I’ve already written about Dorothy L Sayers’ Lord Peter Wimsey mysteries, but Gaudy Night, the penultimate book in the series, deserves a post of its own. Gaudy Night does not conform to genre conventions. Yes, it is a mystery, but it is also much, much more: a literary novel containing a story of a woman coming to terms with both her past and her future, a reflection on a writer’s role in giving life to fictional characters, and one of the best romances I’ve ever read, between Lord Peter and Harriet Vane.

Although Lord Peter appears in it, it’s really Harriet’s story. Returning to her alma mater at Oxford for an alumnae reunion (the titular Gaudy Night), Harriet is apprehensive about how she will be received. She has, after all, in the years since she graduated, been on trial for murder and had her scandalous personal life splashed across the tabloid headlines. (Remember that in the 1930s an unmarried woman living with a man would be a social outcast.) On her arrival, she is surprised to find that the dons (the teachers) are glad to see her.
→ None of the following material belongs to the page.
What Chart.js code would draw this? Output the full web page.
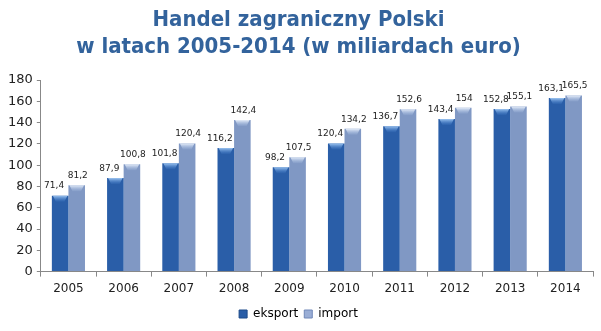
<!DOCTYPE html>
<html>
<head>
<meta charset="utf-8">
<script src="https://cdn.jsdelivr.net/npm/chart.js@4.4.0/dist/chart.umd.min.js"></script>
<style>
  html, body { margin: 0; padding: 0; background: #fff; }
  #wrap { width: 601px; height: 331px; }
</style>
</head>
<body>
<div id="wrap"><canvas id="tradeChart" width="601" height="331"></canvas></div>
<script>
// ---- dane ----
const years = ['2005', '2006', '2007', '2008', '2009', '2010', '2011', '2012', '2013', '2014'];
const eksport = [71.4, 87.9, 101.8, 116.2, 98.2, 120.4, 136.7, 143.4, 152.8, 163.1];
const importVals = [81.2, 100.8, 120.4, 142.4, 107.5, 134.2, 152.6, 154, 155.1, 165.5];
const yTicks = [0, 20, 40, 60, 80, 100, 120, 140, 160, 180];

const FONT = "'DejaVu Sans', Verdana, sans-serif";
const TITLE_FONT = "'DejaVu Sans Condensed', 'DejaVu Sans', sans-serif";

// gradient poziomy dla każdego słupka (efekt walca)
function barGradient(ctx, dark, mid, light) {
    const el = ctx.element;
    if (!el || !el.width) return mid;
    const c = ctx.chart.ctx;
    const x0 = el.x - el.width / 2, x1 = el.x + el.width / 2;
    const g = c.createLinearGradient(x0, 0, x1, 0);
    g.addColorStop(0, dark);
    g.addColorStop(0.45, light);
    g.addColorStop(1, mid);
    return g;
}

// jasna "czapka" na górze słupka
const capPlugin = {
    id: 'caps',
    afterDatasetsDraw(chart) {
        const c = chart.ctx;
        chart.data.datasets.forEach((ds, di) => {
            chart.getDatasetMeta(di).data.forEach(bar => {
                const w = bar.width, x = bar.x - w / 2, y = bar.y;
                const g = c.createLinearGradient(0, y, 0, y + 7);
                g.addColorStop(0, di === 0 ? '#9cc4f0' : '#e4ecf8');
                g.addColorStop(1, di === 0 ? 'rgba(60,120,200,0)' : 'rgba(160,185,225,0)');
                c.save();
                c.fillStyle = g;
                c.beginPath();
                c.moveTo(x + 1, y);
                c.lineTo(x + w - 1, y);
                c.lineTo(x + w - 4, y + 6);
                c.lineTo(x + 4, y + 6);
                c.closePath();
                c.fill();
                c.restore();
            });
        });
    }
};

// etykiety z wartościami nad słupkami
const valueLabels = {
    id: 'valueLabels',
    afterDatasetsDraw(chart) {
        const c = chart.ctx;
        c.save();
        c.font = '9px ' + FONT;
        c.fillStyle = '#222';
        c.textAlign = 'center';
        c.textBaseline = 'bottom';
        chart.data.datasets.forEach((ds, di) => {
            chart.getDatasetMeta(di).data.forEach((bar, i) => {
                const txt = String(ds.data[i]).replace('.', ',');
                const dx = di === 0 ? -6 : 1;
                c.fillText(txt, bar.x + dx, bar.y - 5);
            });
        });
        c.restore();
    }
};

new Chart(document.getElementById('tradeChart'), {
    type: 'bar',
    data: {
        labels: years,
        datasets: [
            {
                label: 'eksport',
                data: eksport,
                backgroundColor: ctx => barGradient(ctx, '#17427f', '#2a5ea8', '#3f7fd0'),
                borderWidth: 0,
                categoryPercentage: 0.6,
                barPercentage: 1.0
            },
            {
                label: 'import',
                data: importVals,
                backgroundColor: ctx => barGradient(ctx, '#6b84b4', '#8098c4', '#a9bde0'),
                borderWidth: 0,
                categoryPercentage: 0.6,
                barPercentage: 1.0
            }
        ]
    },
    options: {
        responsive: false,
        animation: false,
        layout: { padding: { left: 4, right: 8, top: 0, bottom: 1 } },
        plugins: {
            title: {
                display: true,
                text: ['Handel zagraniczny Polski', 'w latach 2005-2014 (w miliardach euro)'],
                color: '#33639c',
                font: { family: TITLE_FONT, size: 22, weight: 'bold', lineHeight: 1.23 },
                padding: { top: 7, bottom: 19 }
            },
            legend: {
                position: 'bottom',
                labels: {
                    color: '#222',
                    font: { family: FONT, size: 12 },
                    boxWidth: 8,
                    boxHeight: 8,
                    padding: 6,
                    generateLabels(chart) {
                        return [
                            { text: 'eksport', fillStyle: '#2a5ea8', strokeStyle: '#1d4a8a', lineWidth: 1, datasetIndex: 0 },
                            { text: 'import', fillStyle: '#9aaed6', strokeStyle: '#7088b8', lineWidth: 1, datasetIndex: 1 }
                        ];
                    }
                }
            },
            tooltip: { enabled: false }
        },
        scales: {
            x: {
                grid: { display: true, drawOnChartArea: false, drawTicks: true, tickLength: 5, offset: true, color: '#888' },
                border: { display: true, color: '#888' },
                ticks: { color: '#222', font: { family: FONT, size: 12 }, padding: 5.5 }
            },
            y: {
                min: 0,
                max: 180,
                afterBuildTicks(axis) { axis.ticks = yTicks.map(v => ({ value: v })); },
                grid: { display: true, drawOnChartArea: false, drawTicks: true, tickLength: 4, color: '#888' },
                border: { display: true, color: '#888' },
                ticks: { color: '#222', font: { family: FONT, size: 13 }, padding: 4 }
            }
        }
    },
    plugins: [capPlugin, valueLabels]
});
</script>
</body>
</html>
Shortly afterwards, when a nasty prankster with a poison pen begins making trouble at the college, they ask for her help. Harriet returns and takes up residence, ostensibly doing research for a book, but really to nose out trouble. She turns to Lord Peter for help as the malicious behaviour escalates, and she herself is attacked with murderous intent.

Anyone looking for a fast-paced thriller with lots of gore, forget it, and if you value plot over character development, this probably isn’t for you either. By modern crime novel standards, Gaudy Night is slow-moving and almost non-violent. One character is driven to attempt suicide and Harriet is injured, but no one dies.

Personally, I remember characters, not plots. If a writer’s work doesn’t include memorable characters, I won’t be back for more, no matter how intricate or surprising the plot is, but this book is one I have reread several times. Part of the appeal, particularly for aspiring writers, is watching Harriet struggle to bring her fictional characters to life, to make them well-rounded, believable human beings. Harriet Vane can be seen as Sayers’ alter ego, wrestling with the same problems Sayers wrestled with, and, we might hope, succeeding as well as Sayers did.

Audience: Teen and up. No sex, minimal violence.